_INFORMATION SUPPLIED_
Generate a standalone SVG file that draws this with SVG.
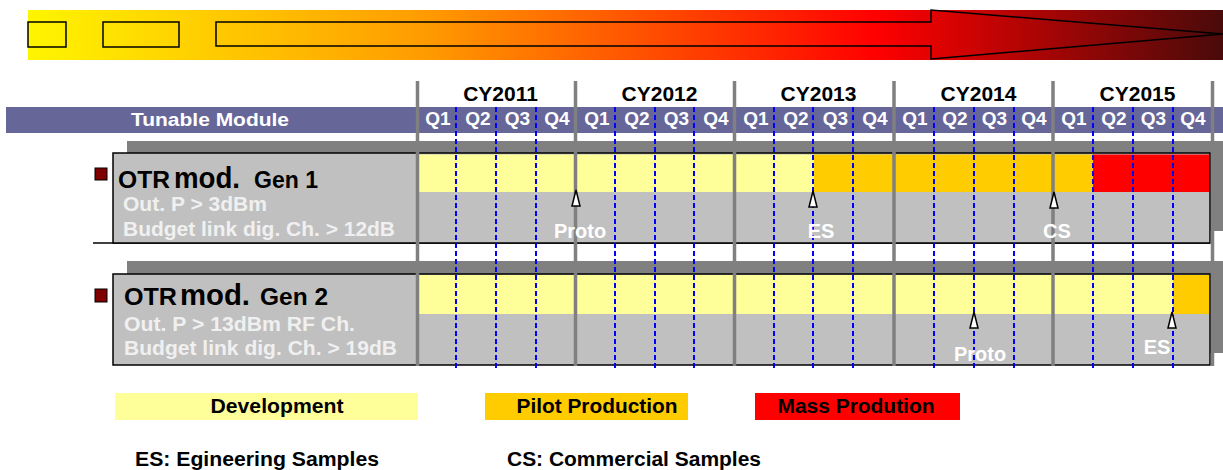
<svg xmlns="http://www.w3.org/2000/svg" width="1223" height="470" viewBox="0 0 1223 470">
<defs>
<linearGradient id="bannerGrad" x1="28" y1="0" x2="1223" y2="0" gradientUnits="userSpaceOnUse">
<stop offset="0" stop-color="#FFF500"/>
<stop offset="0.33" stop-color="#FF9C00"/>
<stop offset="0.71" stop-color="#FF0000"/>
<stop offset="1" stop-color="#4A0A0A"/>
</linearGradient>
<style>
text{font-family:"Liberation Sans",Arial,sans-serif;font-weight:bold}
.bx{fill:none;stroke:#000;stroke-width:1.5}
.shadow{fill:#808080}
.panel{fill:#C0C0C0}
.frame{fill:none;stroke:#000;stroke-width:1.5}
.dev{fill:#FFFF99}
.pilot{fill:#FFCC00}
.mass{fill:#FF0000}
.dash{stroke:#0000FF;stroke-width:2;stroke-dasharray:5 3;fill:none}
.yr{stroke:#808080;stroke-width:3.5}
.cy{font-size:21px;fill:#000;text-anchor:middle}
.q{font-size:19px;fill:#FFFFFF;text-anchor:middle}
.sub{font-size:20px;fill:#F0F0F0}
.lbl{font-size:20px;fill:#FFFFFF;text-anchor:middle}
.ms{fill:#FFFFFF;stroke:#000;stroke-width:1.5}
.sq{fill:#800000;stroke:#000;stroke-width:1}
.leg{font-size:20px;fill:#000;text-anchor:middle}
</style>
</defs>

<g id="banner">
<rect x="28" y="10" width="1195" height="50" fill="url(#bannerGrad)"/>
<rect class="bx" x="28" y="22" width="38" height="25"/>
<rect class="bx" x="103" y="22" width="76" height="25"/>
<path class="bx" d="M216,22 H931 V10 L1223,34 L931,59 V46 H216 Z"/>
</g>

<g id="header">
<rect x="6" y="107" width="1217" height="26" fill="#666699"/>
<text x="210" y="126" font-size="19" fill="#FFFFFF" text-anchor="middle" textLength="158" lengthAdjust="spacingAndGlyphs">Tunable Module</text>
<text class="cy" x="500.5" y="101">CY2011</text>
<text class="cy" x="659.5" y="101">CY2012</text>
<text class="cy" x="818.5" y="101">CY2013</text>
<text class="cy" x="978.5" y="101">CY2014</text>
<text class="cy" x="1137.5" y="101">CY2015</text>
<text class="q" x="438" y="125">Q1</text>
<text class="q" x="478" y="125">Q2</text>
<text class="q" x="517.5" y="125">Q3</text>
<text class="q" x="557" y="125">Q4</text>
<text class="q" x="597" y="125">Q1</text>
<text class="q" x="637" y="125">Q2</text>
<text class="q" x="676.5" y="125">Q3</text>
<text class="q" x="716" y="125">Q4</text>
<text class="q" x="756" y="125">Q1</text>
<text class="q" x="796" y="125">Q2</text>
<text class="q" x="835.5" y="125">Q3</text>
<text class="q" x="875" y="125">Q4</text>
<text class="q" x="915" y="125">Q1</text>
<text class="q" x="955" y="125">Q2</text>
<text class="q" x="994.5" y="125">Q3</text>
<text class="q" x="1034" y="125">Q4</text>
<text class="q" x="1074" y="125">Q1</text>
<text class="q" x="1114" y="125">Q2</text>
<text class="q" x="1153.5" y="125">Q3</text>
<text class="q" x="1193" y="125">Q4</text>
</g>

<g id="row-gen1">
<rect class="shadow" x="127" y="141" width="1096" height="90"/>
<line x1="93" y1="243" x2="1210" y2="243" stroke="#000" stroke-width="1.5"/>
<rect class="panel" x="113" y="153" width="1097" height="90"/>
<rect class="dev" x="418" y="154.5" width="396" height="37.5"/>
<rect class="pilot" x="814" y="154.5" width="279" height="37.5"/>
<rect class="mass" x="1093" y="154.5" width="117" height="37.5"/>
<rect class="frame" x="113" y="153" width="1097" height="90"/>
<rect class="sq" x="95" y="168" width="12" height="12"/>
<text y="188" fill="#000"><tspan x="118" font-size="24" textLength="52" lengthAdjust="spacingAndGlyphs">OTR</tspan><tspan x="174" font-size="29" textLength="66" lengthAdjust="spacingAndGlyphs">mod.</tspan><tspan x="254" font-size="23" textLength="64" lengthAdjust="spacingAndGlyphs">Gen 1</tspan></text>
<text class="sub" x="123" y="211" textLength="144" lengthAdjust="spacingAndGlyphs">Out. P &gt; 3dBm</text>
<text class="sub" x="123" y="236" textLength="272" lengthAdjust="spacingAndGlyphs">Budget link dig. Ch. &gt; 12dB</text>
</g>

<g id="row-gen2">
<rect class="shadow" x="127" y="261" width="1096" height="92"/>
<rect class="panel" x="113" y="274" width="1097" height="91"/>
<rect class="dev" x="418" y="275" width="755" height="39"/>
<rect class="pilot" x="1173" y="275" width="37" height="39"/>
<rect class="frame" x="113" y="274" width="1097" height="91"/>
<rect class="sq" x="95" y="289" width="12" height="13"/>
<text y="305" fill="#000"><tspan x="124" font-size="24" textLength="53" lengthAdjust="spacingAndGlyphs">OTR</tspan><tspan x="180" font-size="29" textLength="70" lengthAdjust="spacingAndGlyphs">mod.</tspan><tspan x="260" font-size="23" textLength="68" lengthAdjust="spacingAndGlyphs">Gen 2</tspan></text>
<text class="sub" x="124" y="331" textLength="231" lengthAdjust="spacingAndGlyphs">Out. P &gt; 13dBm RF Ch.</text>
<text class="sub" x="124" y="355" textLength="273" lengthAdjust="spacingAndGlyphs">Budget link dig. Ch. &gt; 19dB</text>
</g>

<g id="grid">
<path class="dash" d="M456,107V368 M496,107V368 M536,107V368 M615,107V368 M655,107V368 M694,107V368 M774,107V368 M813,107V368 M853,107V368 M934,107V368 M974,107V368 M1014,107V368 M1093,107V368 M1133,107V368 M1173,107V368"/>
<path class="yr" d="M417.5,81V366 M575.5,81V366 M734.5,81V366 M894,81V366 M1053,81V366 M1212.5,81V366"/>
</g>

<g id="milestones">
<path class="ms" d="M576,190 L580,206 H572 Z"/>
<text class="lbl" x="580" y="238">Proto</text>
<path class="ms" d="M813,191 L817,207 H809 Z"/>
<text class="lbl" x="821" y="238">ES</text>
<path class="ms" d="M1054,192 L1058,208 H1050 Z"/>
<text class="lbl" x="1057" y="238">CS</text>
<path class="ms" d="M974,312 L978,328 H970 Z"/>
<text class="lbl" x="980" y="361">Proto</text>
<path class="ms" d="M1172,312 L1176,328 H1168 Z"/>
<text class="lbl" x="1157" y="354">ES</text>
</g>

<g id="legend">
<rect class="dev" x="115" y="393" width="303" height="27"/>
<text class="leg" x="277" y="413" textLength="133" lengthAdjust="spacingAndGlyphs">Development</text>
<rect class="pilot" x="485" y="393" width="203" height="27"/>
<text class="leg" x="597" y="413" textLength="161" lengthAdjust="spacingAndGlyphs">Pilot Production</text>
<rect class="mass" x="755" y="393" width="205" height="27"/>
<text class="leg" x="856" y="413" textLength="157" lengthAdjust="spacingAndGlyphs">Mass Prodution</text>
<text x="135" y="466" font-size="20" fill="#000" textLength="244" lengthAdjust="spacingAndGlyphs">ES: Egineering Samples</text>
<text x="507" y="466" font-size="20" fill="#000" textLength="254" lengthAdjust="spacingAndGlyphs">CS: Commercial Samples</text>
</g>
</svg>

_PROBLEM TO WORK ON_
Retype the whole listing exactly and leave the pictures out.

_FULL OUTPUT_
Generate a standalone SVG file that draws this with SVG.
<svg xmlns="http://www.w3.org/2000/svg" width="1223" height="470" viewBox="0 0 1223 470">
<defs>
<linearGradient id="bannerGrad" x1="28" y1="0" x2="1223" y2="0" gradientUnits="userSpaceOnUse">
<stop offset="0" stop-color="#FFF500"/>
<stop offset="0.33" stop-color="#FF9C00"/>
<stop offset="0.71" stop-color="#FF0000"/>
<stop offset="1" stop-color="#4A0A0A"/>
</linearGradient>
<style>
text{font-family:"Liberation Sans",Arial,sans-serif;font-weight:bold}
.bx{fill:none;stroke:#000;stroke-width:1.5}
.shadow{fill:#808080}
.panel{fill:#C0C0C0}
.frame{fill:none;stroke:#000;stroke-width:1.5}
.dev{fill:#FFFF99}
.pilot{fill:#FFCC00}
.mass{fill:#FF0000}
.dash{stroke:#0000FF;stroke-width:2;stroke-dasharray:5 3;fill:none}
.yr{stroke:#808080;stroke-width:3.5}
.cy{font-size:21px;fill:#000;text-anchor:middle}
.q{font-size:19px;fill:#FFFFFF;text-anchor:middle}
.sub{font-size:20px;fill:#F0F0F0}
.lbl{font-size:20px;fill:#FFFFFF;text-anchor:middle}
.ms{fill:#FFFFFF;stroke:#000;stroke-width:1.5}
.sq{fill:#800000;stroke:#000;stroke-width:1}
.leg{font-size:20px;fill:#000;text-anchor:middle}
</style>
</defs>

<g id="banner">
<rect x="28" y="10" width="1195" height="50" fill="url(#bannerGrad)"/>
<rect class="bx" x="28" y="22" width="38" height="25"/>
<rect class="bx" x="103" y="22" width="76" height="25"/>
<path class="bx" d="M216,22 H931 V10 L1223,34 L931,59 V46 H216 Z"/>
</g>

<g id="header">
<rect x="6" y="107" width="1217" height="26" fill="#666699"/>
<text x="210" y="126" font-size="19" fill="#FFFFFF" text-anchor="middle" textLength="158" lengthAdjust="spacingAndGlyphs">Tunable Module</text>
<text class="cy" x="500.5" y="101">CY2011</text>
<text class="cy" x="659.5" y="101">CY2012</text>
<text class="cy" x="818.5" y="101">CY2013</text>
<text class="cy" x="978.5" y="101">CY2014</text>
<text class="cy" x="1137.5" y="101">CY2015</text>
<text class="q" x="438" y="125">Q1</text>
<text class="q" x="478" y="125">Q2</text>
<text class="q" x="517.5" y="125">Q3</text>
<text class="q" x="557" y="125">Q4</text>
<text class="q" x="597" y="125">Q1</text>
<text class="q" x="637" y="125">Q2</text>
<text class="q" x="676.5" y="125">Q3</text>
<text class="q" x="716" y="125">Q4</text>
<text class="q" x="756" y="125">Q1</text>
<text class="q" x="796" y="125">Q2</text>
<text class="q" x="835.5" y="125">Q3</text>
<text class="q" x="875" y="125">Q4</text>
<text class="q" x="915" y="125">Q1</text>
<text class="q" x="955" y="125">Q2</text>
<text class="q" x="994.5" y="125">Q3</text>
<text class="q" x="1034" y="125">Q4</text>
<text class="q" x="1074" y="125">Q1</text>
<text class="q" x="1114" y="125">Q2</text>
<text class="q" x="1153.5" y="125">Q3</text>
<text class="q" x="1193" y="125">Q4</text>
</g>

<g id="row-gen1">
<rect class="shadow" x="127" y="141" width="1096" height="90"/>
<line x1="93" y1="243" x2="1210" y2="243" stroke="#000" stroke-width="1.5"/>
<rect class="panel" x="113" y="153" width="1097" height="90"/>
<rect class="dev" x="418" y="154.5" width="396" height="37.5"/>
<rect class="pilot" x="814" y="154.5" width="279" height="37.5"/>
<rect class="mass" x="1093" y="154.5" width="117" height="37.5"/>
<rect class="frame" x="113" y="153" width="1097" height="90"/>
<rect class="sq" x="95" y="168" width="12" height="12"/>
<text y="188" fill="#000"><tspan x="118" font-size="24" textLength="52" lengthAdjust="spacingAndGlyphs">OTR</tspan><tspan x="174" font-size="29" textLength="66" lengthAdjust="spacingAndGlyphs">mod.</tspan><tspan x="254" font-size="23" textLength="64" lengthAdjust="spacingAndGlyphs">Gen 1</tspan></text>
<text class="sub" x="123" y="211" textLength="144" lengthAdjust="spacingAndGlyphs">Out. P &gt; 3dBm</text>
<text class="sub" x="123" y="236" textLength="272" lengthAdjust="spacingAndGlyphs">Budget link dig. Ch. &gt; 12dB</text>
</g>

<g id="row-gen2">
<rect class="shadow" x="127" y="261" width="1096" height="92"/>
<rect class="panel" x="113" y="274" width="1097" height="91"/>
<rect class="dev" x="418" y="275" width="755" height="39"/>
<rect class="pilot" x="1173" y="275" width="37" height="39"/>
<rect class="frame" x="113" y="274" width="1097" height="91"/>
<rect class="sq" x="95" y="289" width="12" height="13"/>
<text y="305" fill="#000"><tspan x="124" font-size="24" textLength="53" lengthAdjust="spacingAndGlyphs">OTR</tspan><tspan x="180" font-size="29" textLength="70" lengthAdjust="spacingAndGlyphs">mod.</tspan><tspan x="260" font-size="23" textLength="68" lengthAdjust="spacingAndGlyphs">Gen 2</tspan></text>
<text class="sub" x="124" y="331" textLength="231" lengthAdjust="spacingAndGlyphs">Out. P &gt; 13dBm RF Ch.</text>
<text class="sub" x="124" y="355" textLength="273" lengthAdjust="spacingAndGlyphs">Budget link dig. Ch. &gt; 19dB</text>
</g>

<g id="grid">
<path class="dash" d="M456,107V368 M496,107V368 M536,107V368 M615,107V368 M655,107V368 M694,107V368 M774,107V368 M813,107V368 M853,107V368 M934,107V368 M974,107V368 M1014,107V368 M1093,107V368 M1133,107V368 M1173,107V368"/>
<path class="yr" d="M417.5,81V366 M575.5,81V366 M734.5,81V366 M894,81V366 M1053,81V366 M1212.5,81V366"/>
</g>

<g id="milestones">
<path class="ms" d="M576,190 L580,206 H572 Z"/>
<text class="lbl" x="580" y="238">Proto</text>
<path class="ms" d="M813,191 L817,207 H809 Z"/>
<text class="lbl" x="821" y="238">ES</text>
<path class="ms" d="M1054,192 L1058,208 H1050 Z"/>
<text class="lbl" x="1057" y="238">CS</text>
<path class="ms" d="M974,312 L978,328 H970 Z"/>
<text class="lbl" x="980" y="361">Proto</text>
<path class="ms" d="M1172,312 L1176,328 H1168 Z"/>
<text class="lbl" x="1157" y="354">ES</text>
</g>

<g id="legend">
<rect class="dev" x="115" y="393" width="303" height="27"/>
<text class="leg" x="277" y="413" textLength="133" lengthAdjust="spacingAndGlyphs">Development</text>
<rect class="pilot" x="485" y="393" width="203" height="27"/>
<text class="leg" x="597" y="413" textLength="161" lengthAdjust="spacingAndGlyphs">Pilot Production</text>
<rect class="mass" x="755" y="393" width="205" height="27"/>
<text class="leg" x="856" y="413" textLength="157" lengthAdjust="spacingAndGlyphs">Mass Prodution</text>
<text x="135" y="466" font-size="20" fill="#000" textLength="244" lengthAdjust="spacingAndGlyphs">ES: Egineering Samples</text>
<text x="507" y="466" font-size="20" fill="#000" textLength="254" lengthAdjust="spacingAndGlyphs">CS: Commercial Samples</text>
</g>
</svg>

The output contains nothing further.